■ TASK INSTRUCTIONS:
Repeat the data word for word. Do not include the pictures.

■ SUPPLIED INFORMATION:
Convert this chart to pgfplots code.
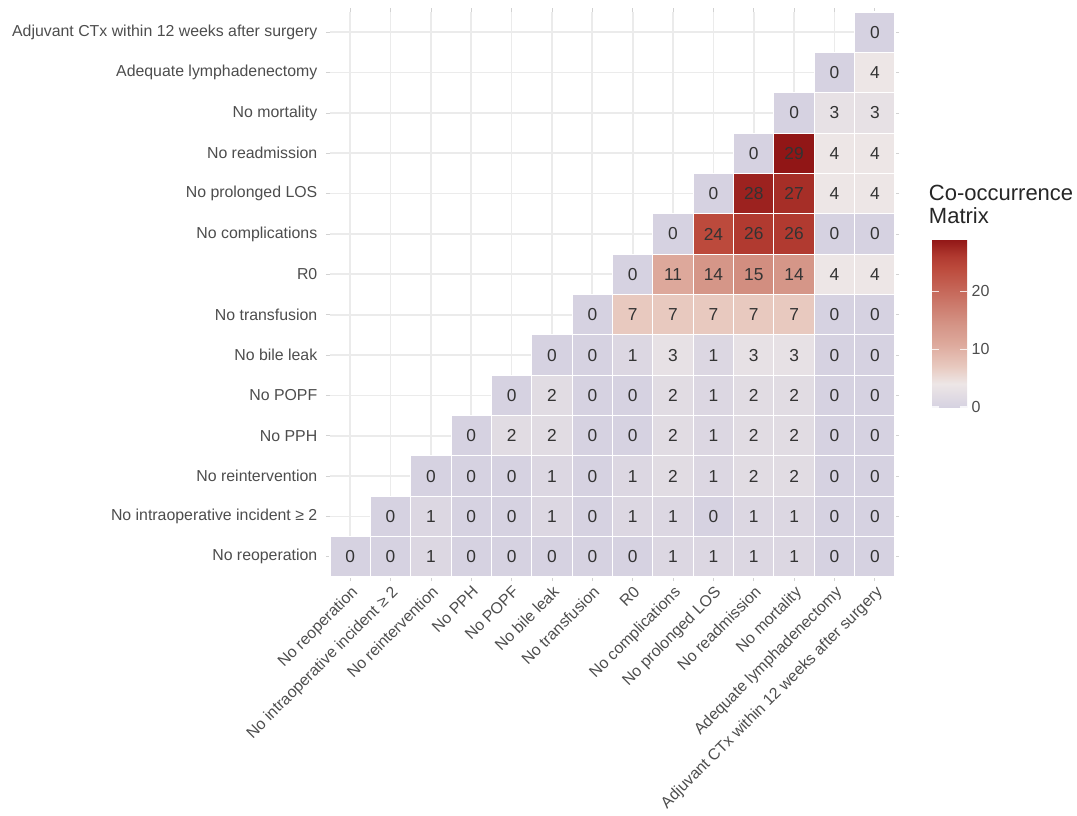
\documentclass[border=0pt]{standalone}
\usepackage{pgfplots}
\pgfplotsset{compat=1.18}
\usepackage{pgfplotstable}
\usepackage{fontspec}
\setmainfont{Liberation Sans}
\definecolor{ticklab}{HTML}{4D4D4D}
\definecolor{gridc}{HTML}{EBEBEB}
\definecolor{numc}{HTML}{333333}

\pgfplotstableread{
x y v
0 0 0
1 0 0
1 1 0
2 0 1
2 1 1
2 2 0
3 0 0
3 1 0
3 2 0
3 3 0
4 0 0
4 1 0
4 2 0
4 3 2
4 4 0
5 0 0
5 1 1
5 2 1
5 3 2
5 4 2
5 5 0
6 0 0
6 1 0
6 2 0
6 3 0
6 4 0
6 5 0
6 6 0
7 0 0
7 1 1
7 2 1
7 3 0
7 4 0
7 5 1
7 6 7
7 7 0
8 0 1
8 1 1
8 2 2
8 3 2
8 4 2
8 5 3
8 6 7
8 7 11
8 8 0
9 0 1
9 1 0
9 2 1
9 3 1
9 4 1
9 5 1
9 6 7
9 7 14
9 8 24
9 9 0
10 0 1
10 1 1
10 2 2
10 3 2
10 4 2
10 5 3
10 6 7
10 7 15
10 8 26
10 9 28
10 10 0
11 0 1
11 1 1
11 2 2
11 3 2
11 4 2
11 5 3
11 6 7
11 7 14
11 8 26
11 9 27
11 10 29
11 11 0
12 0 0
12 1 0
12 2 0
12 3 0
12 4 0
12 5 0
12 6 0
12 7 4
12 8 0
12 9 4
12 10 4
12 11 3
12 12 0
13 0 0
13 1 0
13 2 0
13 3 0
13 4 0
13 5 0
13 6 0
13 7 4
13 8 0
13 9 4
13 10 4
13 11 3
13 12 4
13 13 0
}\cooc

\begin{document}
\begin{tikzpicture}
\begin{axis}[
  at={(0,0)}, anchor=south west,
  scale only axis, width=423.75pt, height=423.75pt,
  xmin=-0.5, xmax=13.5, ymin=-0.5, ymax=13.5,
  xtick={0,...,13}, ytick={0,...,13},
  xticklabels={No reoperation, No intraoperative incident ≥ 2, No reintervention, No PPH, No POPF, No bile leak, No transfusion, R0, No complications, No prolonged LOS, No readmission, No mortality, Adequate lymphadenectomy, Adjuvant CTx within 12 weeks after surgery},
  yticklabels={No reoperation, No intraoperative incident ≥ 2, No reintervention, No PPH, No POPF, No bile leak, No transfusion, R0, No complications, No prolonged LOS, No readmission, No mortality, Adequate lymphadenectomy, Adjuvant CTx within 12 weeks after surgery},
  x tick label style={rotate=45, anchor=north east, font=\fontsize{11.9}{13}\selectfont, text=ticklab, inner sep=2pt},
  y tick label style={font=\fontsize{11.9}{13}\selectfont, text=ticklab, xshift=-3pt},
  tick align=outside, major tick length=3pt,
  tick style={gray!35, line width=0.5pt},
  grid=major, grid style={gridc, line width=1.3pt},
  axis line style={draw=none},
  colormap={cooc}{rgb255(0)=(214,210,225) rgb255(4)=(237,230,230) rgb255(7)=(232,201,191) rgb255(11)=(221,168,155) rgb255(14)=(213,150,136) rgb255(24)=(188,74,60) rgb255(26)=(177,58,48) rgb255(29)=(145,22,22)},
  point meta min=0, point meta max=29,
  colorbar/width=26.25pt,
  colorbar shift/.style={},
  colorbar,
  colorbar style={
    at={(parent axis.north east)}, anchor=north west,
    xshift=27.75pt, yshift=-170.25pt,
    scale only axis, width=26.25pt, height=126pt,
    axis line style={draw=none},
    ytick={0,10,20},
    yticklabel pos=right,
    ytick pos=both,
    tick align=inside,
    major tick length=5pt,
    tick style={white, opacity=0.8, line width=0.8pt},
    yticklabel style={font=\fontsize{12}{13}\selectfont, text=ticklab},
    /pgf/number format/assume math mode=true,
  },
]
\addplot[scatter, only marks, mark=square*, mark size=15.13pt, line width=0.8pt,
  scatter/use mapped color={draw=white, fill=mapped color},
  point meta=explicit,
] table[x=x, y=y, meta=v] {\cooc};
\addplot[only marks, mark=none, point meta=explicit,
  nodes near coords,
  every node near coord/.append style={anchor=center, text=numc, font=\fontsize{13}{14}\selectfont, /pgf/number format/assume math mode=true},
] table[x=x, y=y, meta=v] {\cooc};
\end{axis}
\node[anchor=north west, align=left, inner sep=0pt, font=\fontsize{16.5}{17.5}\selectfont, text=black!85] at (449pt, 294pt) {Co-occurrence\\Matrix};
\useasboundingbox (-247.5pt,-177.75pt) rectangle ++(807.75pt,610.5pt);
\end{tikzpicture}
\end{document}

■ SOLUTION TO THIS TASK:
Convert this chart to pgfplots code.
\documentclass[border=0pt]{standalone}
\usepackage{pgfplots}
\pgfplotsset{compat=1.18}
\usepackage{pgfplotstable}
\usepackage{fontspec}
\setmainfont{Liberation Sans}
\definecolor{ticklab}{HTML}{4D4D4D}
\definecolor{gridc}{HTML}{EBEBEB}
\definecolor{numc}{HTML}{333333}

\pgfplotstableread{
x y v
0 0 0
1 0 0
1 1 0
2 0 1
2 1 1
2 2 0
3 0 0
3 1 0
3 2 0
3 3 0
4 0 0
4 1 0
4 2 0
4 3 2
4 4 0
5 0 0
5 1 1
5 2 1
5 3 2
5 4 2
5 5 0
6 0 0
6 1 0
6 2 0
6 3 0
6 4 0
6 5 0
6 6 0
7 0 0
7 1 1
7 2 1
7 3 0
7 4 0
7 5 1
7 6 7
7 7 0
8 0 1
8 1 1
8 2 2
8 3 2
8 4 2
8 5 3
8 6 7
8 7 11
8 8 0
9 0 1
9 1 0
9 2 1
9 3 1
9 4 1
9 5 1
9 6 7
9 7 14
9 8 24
9 9 0
10 0 1
10 1 1
10 2 2
10 3 2
10 4 2
10 5 3
10 6 7
10 7 15
10 8 26
10 9 28
10 10 0
11 0 1
11 1 1
11 2 2
11 3 2
11 4 2
11 5 3
11 6 7
11 7 14
11 8 26
11 9 27
11 10 29
11 11 0
12 0 0
12 1 0
12 2 0
12 3 0
12 4 0
12 5 0
12 6 0
12 7 4
12 8 0
12 9 4
12 10 4
12 11 3
12 12 0
13 0 0
13 1 0
13 2 0
13 3 0
13 4 0
13 5 0
13 6 0
13 7 4
13 8 0
13 9 4
13 10 4
13 11 3
13 12 4
13 13 0
}\cooc

\begin{document}
\begin{tikzpicture}
\begin{axis}[
  at={(0,0)}, anchor=south west,
  scale only axis, width=423.75pt, height=423.75pt,
  xmin=-0.5, xmax=13.5, ymin=-0.5, ymax=13.5,
  xtick={0,...,13}, ytick={0,...,13},
  xticklabels={No reoperation, No intraoperative incident ≥ 2, No reintervention, No PPH, No POPF, No bile leak, No transfusion, R0, No complications, No prolonged LOS, No readmission, No mortality, Adequate lymphadenectomy, Adjuvant CTx within 12 weeks after surgery},
  yticklabels={No reoperation, No intraoperative incident ≥ 2, No reintervention, No PPH, No POPF, No bile leak, No transfusion, R0, No complications, No prolonged LOS, No readmission, No mortality, Adequate lymphadenectomy, Adjuvant CTx within 12 weeks after surgery},
  x tick label style={rotate=45, anchor=north east, font=\fontsize{11.9}{13}\selectfont, text=ticklab, inner sep=2pt},
  y tick label style={font=\fontsize{11.9}{13}\selectfont, text=ticklab, xshift=-3pt},
  tick align=outside, major tick length=3pt,
  tick style={gray!35, line width=0.5pt},
  grid=major, grid style={gridc, line width=1.3pt},
  axis line style={draw=none},
  colormap={cooc}{rgb255(0)=(214,210,225) rgb255(4)=(237,230,230) rgb255(7)=(232,201,191) rgb255(11)=(221,168,155) rgb255(14)=(213,150,136) rgb255(24)=(188,74,60) rgb255(26)=(177,58,48) rgb255(29)=(145,22,22)},
  point meta min=0, point meta max=29,
  colorbar/width=26.25pt,
  colorbar shift/.style={},
  colorbar,
  colorbar style={
    at={(parent axis.north east)}, anchor=north west,
    xshift=27.75pt, yshift=-170.25pt,
    scale only axis, width=26.25pt, height=126pt,
    axis line style={draw=none},
    ytick={0,10,20},
    yticklabel pos=right,
    ytick pos=both,
    tick align=inside,
    major tick length=5pt,
    tick style={white, opacity=0.8, line width=0.8pt},
    yticklabel style={font=\fontsize{12}{13}\selectfont, text=ticklab},
    /pgf/number format/assume math mode=true,
  },
]
\addplot[scatter, only marks, mark=square*, mark size=15.13pt, line width=0.8pt,
  scatter/use mapped color={draw=white, fill=mapped color},
  point meta=explicit,
] table[x=x, y=y, meta=v] {\cooc};
\addplot[only marks, mark=none, point meta=explicit,
  nodes near coords,
  every node near coord/.append style={anchor=center, text=numc, font=\fontsize{13}{14}\selectfont, /pgf/number format/assume math mode=true},
] table[x=x, y=y, meta=v] {\cooc};
\end{axis}
\node[anchor=north west, align=left, inner sep=0pt, font=\fontsize{16.5}{17.5}\selectfont, text=black!85] at (449pt, 294pt) {Co-occurrence\\Matrix};
\useasboundingbox (-247.5pt,-177.75pt) rectangle ++(807.75pt,610.5pt);
\end{tikzpicture}
\end{document}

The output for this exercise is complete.